If I can get through this feeling of panic and inadequacy, and I always do, I am rewarded with increased self-acceptance and closeness to the ones I love the most. But for a few days there, it can be pretty torrid.

This year was a bit poignant too, as it’s the first year we haven’t had all the kids around. We are on the cusp of being empty-nesters – a state I mostly look forward to.  We’re not quite there though – a phase I find awkward, a stage that takes some getting used to. We have had decades of holidays spent with large broods of offspring and hangers on – laughter, chaos, massive meals and the positive energy generated by a large and mainly happy family.
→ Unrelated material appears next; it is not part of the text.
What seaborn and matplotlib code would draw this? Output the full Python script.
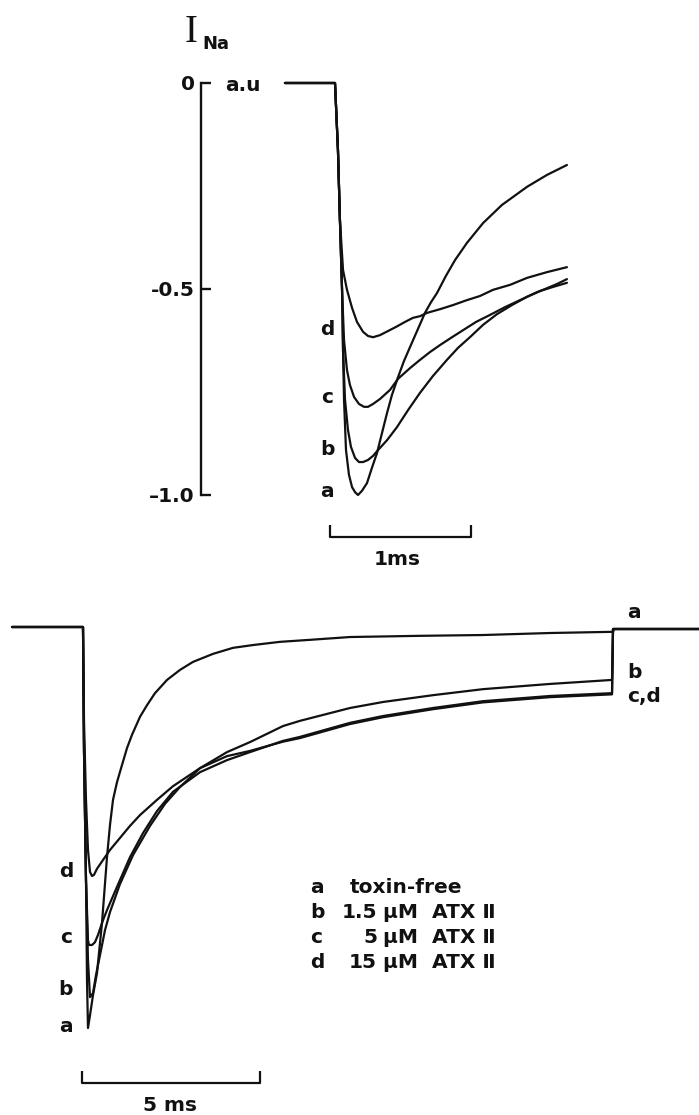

This year, the first few days our ‘family’ consisted of one bored and sulky teenager and two fed up parents. Our family seemed almost unrecognizable – miserably tapering off with a whimper, after 25 years of glorious bangs.

Things looked up. More of our kids came down. Their friends did too. Everyone cheered up. And in the face of what is happening in parts of Victoria, in vast tracts of Queensland, in Brazil and Afghanistan, I am just grateful to have the whole gang alive, our house intact, a job to go to and a functioning city in which to live.

Another year begins.

Sunday
Jan302011

Faith reflection on holidays

Had a faith column in the Age two weekends ago - here 'tis.

 

I’m about to head off on my annual summer holiday. Two whole weeks at my favourite beach shack with my husband, the dog and a couple of dozen library books for company. With assorted offspring and their companions coming and going.

What I’m hoping for this year is exactly what happened last summer. During the mostly cloudy mornings we slept in and then lay in bed with novels and serial cups of tea and got up at 10.30 or so for long beach walks and runs.

Sunny but not too hot afternoons found me frolicking in the surf like a five-year-old and then sitting on our long verandah, alternating between shade and sun, deep in a book. Around 6 o’clock a gin and tonic for me, a beer for him, a glass of wine with dinner, and I didn’t cook once. It doesn’t get much better than that.

But the best thing about last year’s holiday was my change in attitude. I have had a lifetime of perfectly good adult holidays married by guilt. Why should I, my reasoning goes, who have so much in my everyday life, be privileged with four weeks of paid leave every year?

And every summer, it seems, world disasters conspire to make me feel less deserving than ever. I was kayaking in ignorant bliss on the Snowy River the year the tsunami struck. Two years ago I came back from four weeks in India to Black Saturday. In early 2010 there was the horror of Haiti; this year we have had the floods in Queensland, and who knows what else lies ahead?

It is a discipline to take holidays and to let myself switch off – from my own job, from family concerns, from a world full of pain. Just as it is a discipline – and an increasingly difficult one to maintain in our society – to take one day off a week. The Jewish and Christian practice of having a dedicated Sabbath day has much to recommend it – physically, emotionally and spiritually. In the creation stories even God rested on the seventh day. In the gospel tales, Jesus spent time by himself praying, went sailing, enjoyed long meals and conversations with his closest friends.

From a Christian perspective holidays are not simply good for my health. They remind me – as I need to be reminded again and again – that increased compassion and generosity flowing into the world does not depend on me (and just as well too!) It depends on God’s commitment to keep loving the world, come what may. Our role is to recognize where God is at work and to play our part as we can.

Holidays remind me about grace – that God’s love for me and for everyone is constant and unstinting, and will never depend on how much busy work I do. And that love and gratitude are always better motivators than guilt.